Freshwater fishes are among the “most imperilled vertebrates”, according to a new global assessment prepared for the Convention on the Conservation of Migratory Species of Wild Animals (CMS), which lays the legal foundation for internationally coordinated conservation measures throughout a migratory range. The Global Assessment of Migratory Freshwater Fishes report 2025 notes that many migratory freshwater species are declining because of “loss of connectivity, flow alteration, habitat degradation, exploitation, pollution, and interacting pressures across borders.”

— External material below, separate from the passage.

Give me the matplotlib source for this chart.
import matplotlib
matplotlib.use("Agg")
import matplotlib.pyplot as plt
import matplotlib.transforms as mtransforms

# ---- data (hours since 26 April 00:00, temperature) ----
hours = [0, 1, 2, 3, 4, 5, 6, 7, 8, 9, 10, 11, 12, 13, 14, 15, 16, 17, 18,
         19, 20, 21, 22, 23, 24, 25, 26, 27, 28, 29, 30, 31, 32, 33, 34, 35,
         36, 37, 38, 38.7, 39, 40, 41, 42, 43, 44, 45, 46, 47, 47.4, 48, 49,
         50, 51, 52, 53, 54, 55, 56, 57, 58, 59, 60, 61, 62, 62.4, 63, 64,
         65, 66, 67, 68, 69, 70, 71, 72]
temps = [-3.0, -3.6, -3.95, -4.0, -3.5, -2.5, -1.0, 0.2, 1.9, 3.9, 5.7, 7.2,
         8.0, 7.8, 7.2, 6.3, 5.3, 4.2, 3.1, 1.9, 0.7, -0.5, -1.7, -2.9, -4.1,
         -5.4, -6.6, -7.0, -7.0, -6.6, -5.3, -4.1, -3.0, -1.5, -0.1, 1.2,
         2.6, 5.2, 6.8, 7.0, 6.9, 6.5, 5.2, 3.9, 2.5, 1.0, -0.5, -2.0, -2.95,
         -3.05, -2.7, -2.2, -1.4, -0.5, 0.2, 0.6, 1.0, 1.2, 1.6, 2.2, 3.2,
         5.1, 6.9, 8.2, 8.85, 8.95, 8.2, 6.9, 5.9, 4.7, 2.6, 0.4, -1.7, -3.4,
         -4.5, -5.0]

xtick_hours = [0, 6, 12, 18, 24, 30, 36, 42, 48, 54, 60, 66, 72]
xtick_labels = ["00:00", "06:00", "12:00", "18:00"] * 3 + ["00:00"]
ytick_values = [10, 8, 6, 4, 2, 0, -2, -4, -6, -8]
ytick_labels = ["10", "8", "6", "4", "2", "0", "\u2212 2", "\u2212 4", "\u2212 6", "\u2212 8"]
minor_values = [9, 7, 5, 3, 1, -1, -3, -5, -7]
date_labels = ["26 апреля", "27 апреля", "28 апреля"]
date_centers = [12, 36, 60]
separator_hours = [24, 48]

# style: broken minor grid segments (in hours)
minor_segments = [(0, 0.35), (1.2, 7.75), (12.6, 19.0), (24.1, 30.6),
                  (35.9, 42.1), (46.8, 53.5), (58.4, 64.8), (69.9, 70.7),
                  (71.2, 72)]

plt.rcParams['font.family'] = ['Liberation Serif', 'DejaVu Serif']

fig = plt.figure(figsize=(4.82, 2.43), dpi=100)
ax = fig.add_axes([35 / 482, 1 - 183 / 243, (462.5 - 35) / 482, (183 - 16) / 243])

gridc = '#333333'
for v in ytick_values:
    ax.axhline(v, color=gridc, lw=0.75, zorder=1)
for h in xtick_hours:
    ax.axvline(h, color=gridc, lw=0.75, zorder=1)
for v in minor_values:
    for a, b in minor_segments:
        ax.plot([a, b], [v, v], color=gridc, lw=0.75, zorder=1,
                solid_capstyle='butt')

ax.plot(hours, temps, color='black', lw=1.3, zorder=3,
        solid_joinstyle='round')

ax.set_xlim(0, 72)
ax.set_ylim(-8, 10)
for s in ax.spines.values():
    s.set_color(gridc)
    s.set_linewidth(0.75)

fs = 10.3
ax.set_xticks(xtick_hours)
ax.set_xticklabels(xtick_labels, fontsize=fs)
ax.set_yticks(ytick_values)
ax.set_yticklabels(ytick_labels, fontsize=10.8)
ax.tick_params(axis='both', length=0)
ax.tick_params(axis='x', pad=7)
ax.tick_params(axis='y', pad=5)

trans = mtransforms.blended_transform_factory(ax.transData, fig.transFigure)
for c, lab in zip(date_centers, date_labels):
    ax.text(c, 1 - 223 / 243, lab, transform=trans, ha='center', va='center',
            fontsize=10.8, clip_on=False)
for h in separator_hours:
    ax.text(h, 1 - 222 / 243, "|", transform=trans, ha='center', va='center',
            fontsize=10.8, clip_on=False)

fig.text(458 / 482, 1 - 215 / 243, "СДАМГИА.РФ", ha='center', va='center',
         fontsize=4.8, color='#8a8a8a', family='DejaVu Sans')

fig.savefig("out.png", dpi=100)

Out of 349 migratory freshwater fish that may qualify for protection under the CMS, only 24 are currently listed — leaving 325 still without legal protection, of which about 205 concentrated in Asia.

The report identifies the Ganga-Brahmaputra-Meghna river system as one of the priority regions, pointing to its “high biomass of migrants” and threats from “dams and hydropeaking”, marking it as a region where CMS cooperation is both “necessary and feasible.” For India, this warning comes at a time when rivers are already fragmented by dams, barrages and altered flows, raising questions about whether migratory fish and river-dependent communities are being adequately considered in river planning.

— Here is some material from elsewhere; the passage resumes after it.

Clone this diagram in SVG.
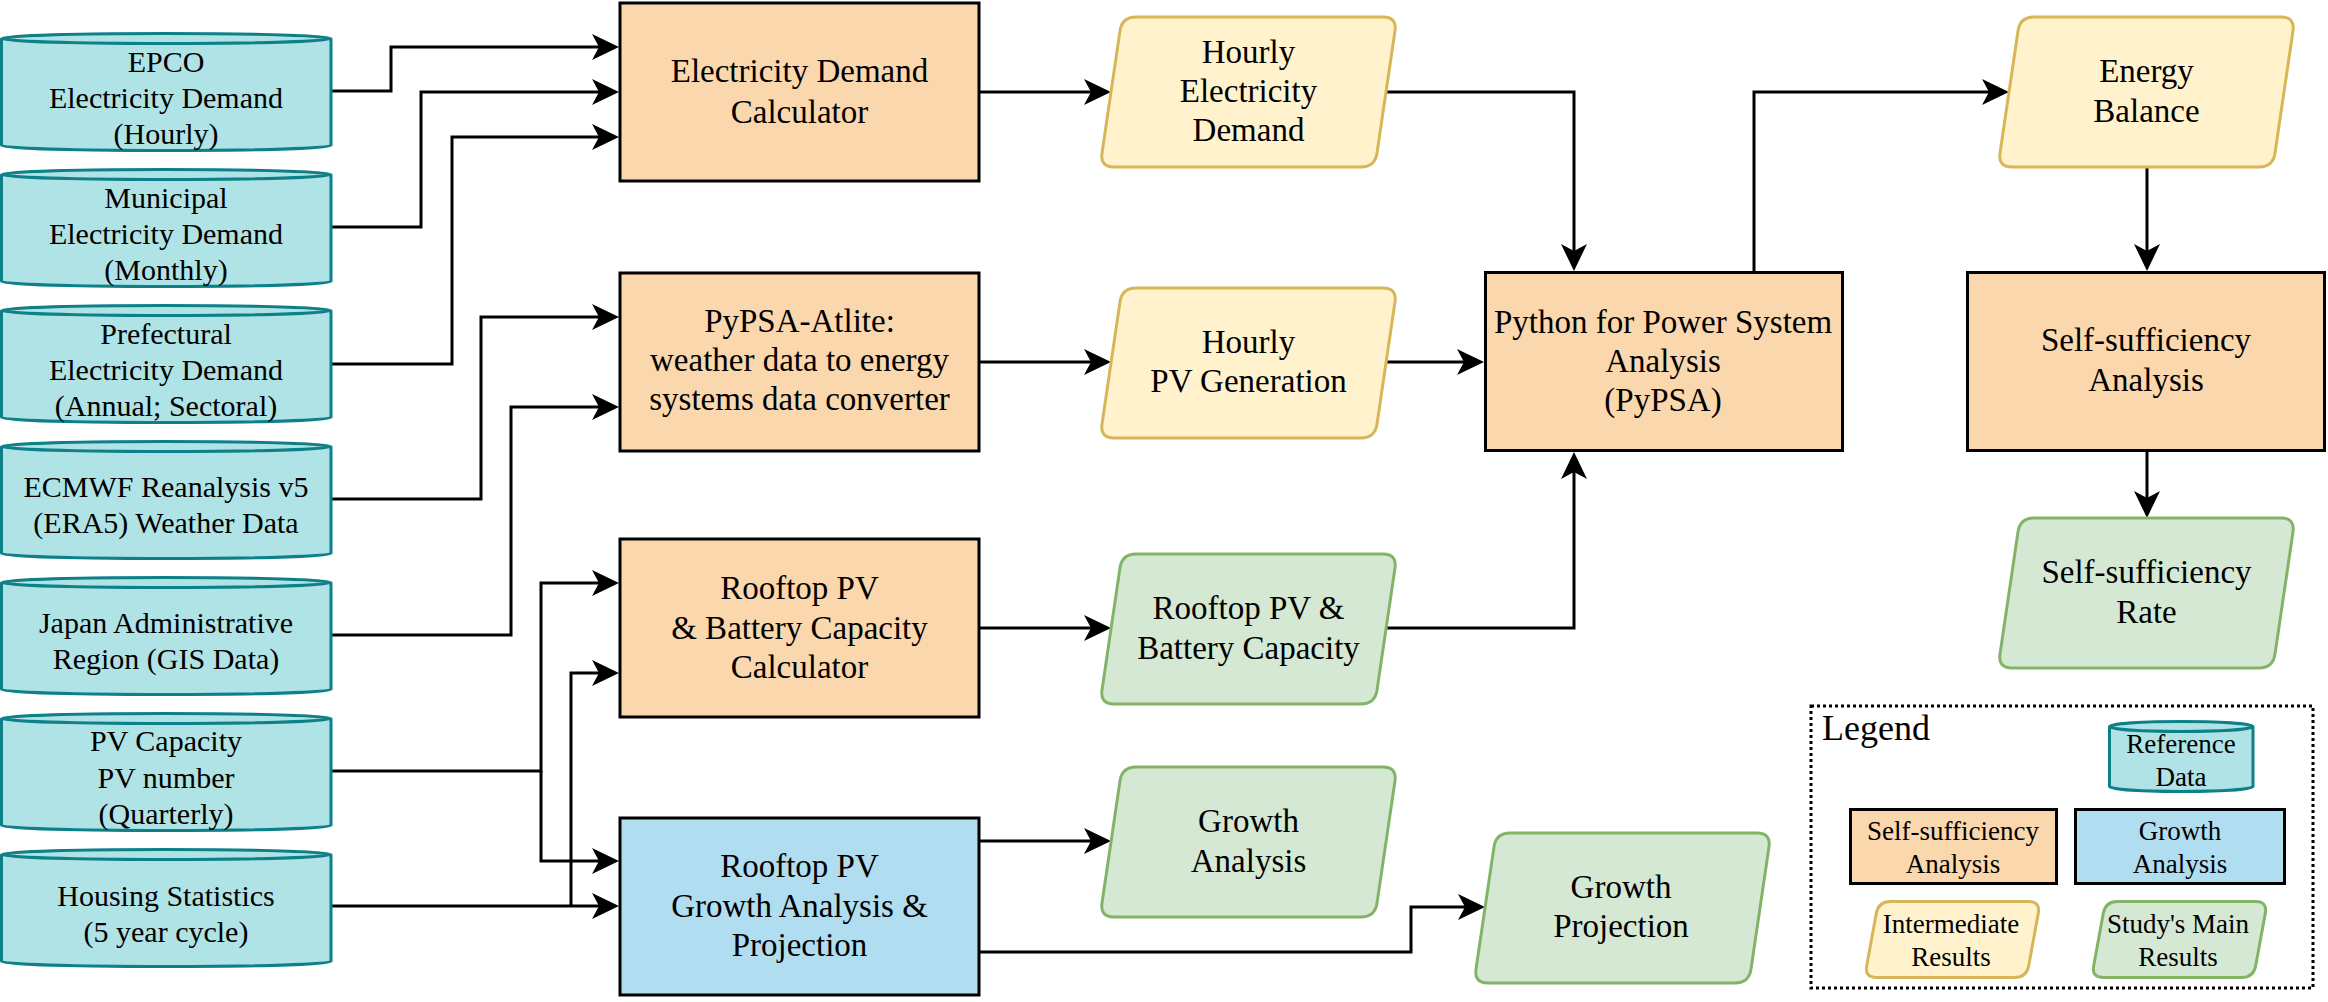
<svg xmlns="http://www.w3.org/2000/svg" xmlns:xlink="http://www.w3.org/1999/xlink" width="2328" height="1002" viewBox="0 0 2328 1002">
<style>
.cyl{fill:#b0e3e6;stroke:#0e8088;stroke-width:3}
.box{stroke:#000;stroke-width:3}
.orange{fill:#fad7ac}
.blue{fill:#b1ddf0}
.yel{fill:#fff2cc;stroke:#d6b656;stroke-width:3}
.grn{fill:#d5e8d4;stroke:#82b366;stroke-width:3}
.conn{fill:none;stroke:#000;stroke-width:3;marker-end:url(#arr)}
.line{fill:none;stroke:#000;stroke-width:3}
text{font-family:"Liberation Serif","Times New Roman",serif;fill:#000;text-anchor:middle}
.t30{font-size:30px}
.t33{font-size:33px}
.t27{font-size:27px}
.t36{font-size:36px;text-anchor:start}
</style>
<defs>
<marker id="arr" viewBox="-10 -15 35 30" markerUnits="userSpaceOnUse" markerWidth="35" markerHeight="30" refX="0" refY="0" orient="auto" overflow="visible">
<path d="M20,0 L-7,-13 L0,0 L-7,13 Z" fill="#000"/>
</marker>
<path id="cylshape" d="M0,5 A164.75,5 0 0 1 329.5,5 L329.5,112 A164.75,5 0 0 1 0,112 Z M329.5,5 A164.75,5 0 0 1 0,5"/>
<path id="cylsmall" d="M0,5 A71.75,5 0 0 1 143.5,5 L143.5,65 A71.75,5 0 0 1 0,65 Z M143.5,5 A71.75,5 0 0 1 0,5"/>
<path id="para" d="M36,0 L283,0 Q297,0 295,13.85 L277,136.15 Q275,150 261,150 L14,150 Q0,150 2,136.15 L20,13.85 Q22,0 36,0 Z"/>
<path id="parasmall" d="M26,0 L164,0 Q176,0 173.8,11.8 L164.2,64.2 Q162,76 150,76 L12,76 Q0,76 2.2,64.2 L11.8,11.8 Q14,0 26,0 Z"/>
</defs>

<g id="connectors">
<path class="conn" d="M331,91 H391 V47 H599"/>
<path class="conn" d="M331,227 H421 V92 H599"/>
<path class="conn" d="M331,364 H452 V137 H599"/>
<path class="conn" d="M331,499 H481 V317 H599"/>
<path class="conn" d="M331,635 H511 V407 H599"/>
<path class="conn" d="M331,771 H541 V583 H599"/>
<path class="conn" d="M541,771 V861 H599"/>
<path class="conn" d="M331,906 H599"/>
<path class="conn" d="M571,906 V673 H599"/>
<path class="conn" d="M980,92 H1091"/>
<path class="conn" d="M980,362 H1091"/>
<path class="conn" d="M980,628 H1091"/>
<path class="conn" d="M980,841 H1091"/>
<path class="conn" d="M980,952 H1411 V907 H1465"/>
<path class="conn" d="M1386,92 H1574 V251"/>
<path class="conn" d="M1386,362 H1464"/>
<path class="conn" d="M1386,628 H1574 V472"/>
<path class="conn" d="M1754,271 V92 H1989"/>
<path class="conn" d="M2147,167 V251"/>
<path class="conn" d="M2147,452 V498"/>
</g>

<g id="c-epco">
<use xlink:href="#cylshape" href="#cylshape" class="cyl" x="1.5" y="33.5"/>
<text class="t30" x="166" y="71.5">EPCO</text>
<text class="t30" x="166" y="107.5">Electricity Demand</text>
<text class="t30" x="166" y="143.5">(Hourly)</text>
</g>
<g id="c-municipal">
<use xlink:href="#cylshape" href="#cylshape" class="cyl" x="1.5" y="169.5"/>
<text class="t30" x="166" y="207.5">Municipal</text>
<text class="t30" x="166" y="243.5">Electricity Demand</text>
<text class="t30" x="166" y="279.5">(Monthly)</text>
</g>
<g id="c-prefectural">
<use xlink:href="#cylshape" href="#cylshape" class="cyl" x="1.5" y="305.5"/>
<text class="t30" x="166" y="343.5">Prefectural</text>
<text class="t30" x="166" y="379.5">Electricity Demand</text>
<text class="t30" x="166" y="415.5">(Annual; Sectoral)</text>
</g>
<g id="c-ecmwf">
<use xlink:href="#cylshape" href="#cylshape" class="cyl" x="1.5" y="441.5"/>
<text class="t30" x="166" y="497">ECMWF Reanalysis v5</text>
<text class="t30" x="166" y="533">(ERA5) Weather Data</text>
</g>
<g id="c-japan">
<use xlink:href="#cylshape" href="#cylshape" class="cyl" x="1.5" y="577.5"/>
<text class="t30" x="166" y="633">Japan Administrative</text>
<text class="t30" x="166" y="669">Region (GIS Data)</text>
</g>
<g id="c-pvcap">
<use xlink:href="#cylshape" href="#cylshape" class="cyl" x="1.5" y="713.5"/>
<text class="t30" x="166" y="751">PV Capacity</text>
<text class="t30" x="166" y="788">PV number</text>
<text class="t30" x="166" y="824">(Quarterly)</text>
</g>
<g id="c-housing">
<use xlink:href="#cylshape" href="#cylshape" class="cyl" x="1.5" y="849.5"/>
<text class="t30" x="166" y="905.5">Housing Statistics</text>
<text class="t30" x="166" y="941.5">(5 year cycle)</text>
</g>

<g id="b-elec">
<rect class="box orange" x="620" y="3" width="359" height="178"/>
<text class="t33" x="799.5" y="82">Electricity Demand</text>
<text class="t33" x="799.5" y="123">Calculator</text>
</g>
<g id="b-atlite">
<rect class="box orange" x="620" y="273" width="359" height="178"/>
<text class="t33" x="799.5" y="331.5">PyPSA-Atlite:</text>
<text class="t33" x="799.5" y="370.5">weather data to energy</text>
<text class="t33" x="799.5" y="409.5">systems data converter</text>
</g>
<g id="b-rooftop">
<rect class="box orange" x="620" y="539" width="359" height="178"/>
<text class="t33" x="799.5" y="599">Rooftop PV</text>
<text class="t33" x="799.5" y="639">&amp; Battery Capacity</text>
<text class="t33" x="799.5" y="678">Calculator</text>
</g>
<g id="b-growth">
<rect class="box blue" x="620" y="818" width="359" height="177"/>
<text class="t33" x="799.5" y="877">Rooftop PV</text>
<text class="t33" x="799.5" y="917">Growth Analysis &amp;</text>
<text class="t33" x="799.5" y="956">Projection</text>
</g>
<g id="b-pypsa">
<rect class="box orange" x="1485.5" y="272.5" width="357" height="178"/>
<text class="t33" x="1663" y="333">Python for Power System</text>
<text class="t33" x="1663" y="372">Analysis</text>
<text class="t33" x="1663" y="411">(PyPSA)</text>
</g>
<g id="b-ssa">
<rect class="box orange" x="1967.5" y="272.5" width="357" height="178"/>
<text class="t33" x="2146" y="351">Self-sufficiency</text>
<text class="t33" x="2146" y="391">Analysis</text>
</g>

<g id="p-hed">
<use xlink:href="#para" href="#para" class="yel" x="1100" y="17"/>
<text class="t33" x="1248.5" y="63">Hourly</text>
<text class="t33" x="1248.5" y="102">Electricity</text>
<text class="t33" x="1248.5" y="141">Demand</text>
</g>
<g id="p-pvg">
<use xlink:href="#para" href="#para" class="yel" x="1100" y="288"/>
<text class="t33" x="1248.5" y="353">Hourly</text>
<text class="t33" x="1248.5" y="392">PV Generation</text>
</g>
<g id="p-rbc">
<use xlink:href="#para" href="#para" class="grn" x="1100" y="554"/>
<text class="t33" x="1248.5" y="619">Rooftop PV &amp;</text>
<text class="t33" x="1248.5" y="659">Battery Capacity</text>
</g>
<g id="p-ga">
<use xlink:href="#para" href="#para" class="grn" x="1100" y="767"/>
<text class="t33" x="1248.5" y="832">Growth</text>
<text class="t33" x="1248.5" y="872">Analysis</text>
</g>
<g id="p-gp">
<use xlink:href="#para" href="#para" class="grn" x="1474" y="833"/>
<text class="t33" x="1621" y="898">Growth</text>
<text class="t33" x="1621" y="937">Projection</text>
</g>
<g id="p-eb">
<use xlink:href="#para" href="#para" class="yel" x="1998" y="17"/>
<text class="t33" x="2146.5" y="82">Energy</text>
<text class="t33" x="2146.5" y="122">Balance</text>
</g>
<g id="p-ssr">
<use xlink:href="#para" href="#para" class="grn" x="1998" y="518"/>
<text class="t33" x="2146.5" y="583">Self-sufficiency</text>
<text class="t33" x="2146.5" y="623">Rate</text>
</g>

<g id="legend">
<rect x="1811" y="706" width="502" height="282" fill="none" stroke="#000" stroke-width="3" stroke-dasharray="3 3"/>
<text class="t36" x="1822" y="740">Legend</text>
<use xlink:href="#cylsmall" href="#cylsmall" class="cyl" x="2109.5" y="721.5"/>
<text class="t27" x="2181" y="753">Reference</text>
<text class="t27" x="2181" y="786">Data</text>
<rect class="box orange" x="1850.5" y="809.5" width="206" height="74"/>
<text class="t27" x="1953" y="840">Self-sufficiency</text>
<text class="t27" x="1953" y="873">Analysis</text>
<rect class="box blue" x="2075.5" y="809.5" width="209" height="74"/>
<text class="t27" x="2180" y="840">Growth</text>
<text class="t27" x="2180" y="873">Analysis</text>
<use xlink:href="#parasmall" href="#parasmall" class="yel" x="1864.5" y="901.5"/>
<text class="t27" x="1951" y="933">Intermediate</text>
<text class="t27" x="1951" y="966">Results</text>
<use xlink:href="#parasmall" href="#parasmall" class="grn" x="2091.5" y="901.5"/>
<text class="t27" x="2178" y="933">Study's Main</text>
<text class="t27" x="2178" y="966">Results</text>
</g>
</svg>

The Convention on the Conservation of Migratory Species of Wild Animals is a legally binding international treaty under the United Nations which provides a global platform for the conservation and sustainable use of migratory animals and their habitats. CMS brings together countries through which migratory animals pass or that have jurisdiction over a geographical area a migratory species inhabits, crosses, or overflies.

The Brahmaputra river. Freshwater fish are among the most threatened among vertebrates, according to a new assessment, which identifies the Ganga-Brahmaputra-Meghna river system as one of the priority regions. Its high biomass of migratory fishes and threats from dams and hydropeaking make it crucial for conservation of migratory species. Image by VINOYBLOG via Wikimedia Commons (CC BY-SA 4.0).

Transboundary rivers, fish, and pressures

The global report states that migratory freshwater fish are especially vulnerable because the pressures they face build up across entire river corridors. Their routes can stretch from hundreds to thousands of kilometres across jurisdictions, while barriers and flow alteration disrupt connectivity. While the different life stages of the fishes may depend on habitats from headwaters to estuaries and coastal waters, the recovery depends on restoring connectivity, improving water quality and environmental flows, and coordinating habitat and harvest measures across states and countries, the report notes.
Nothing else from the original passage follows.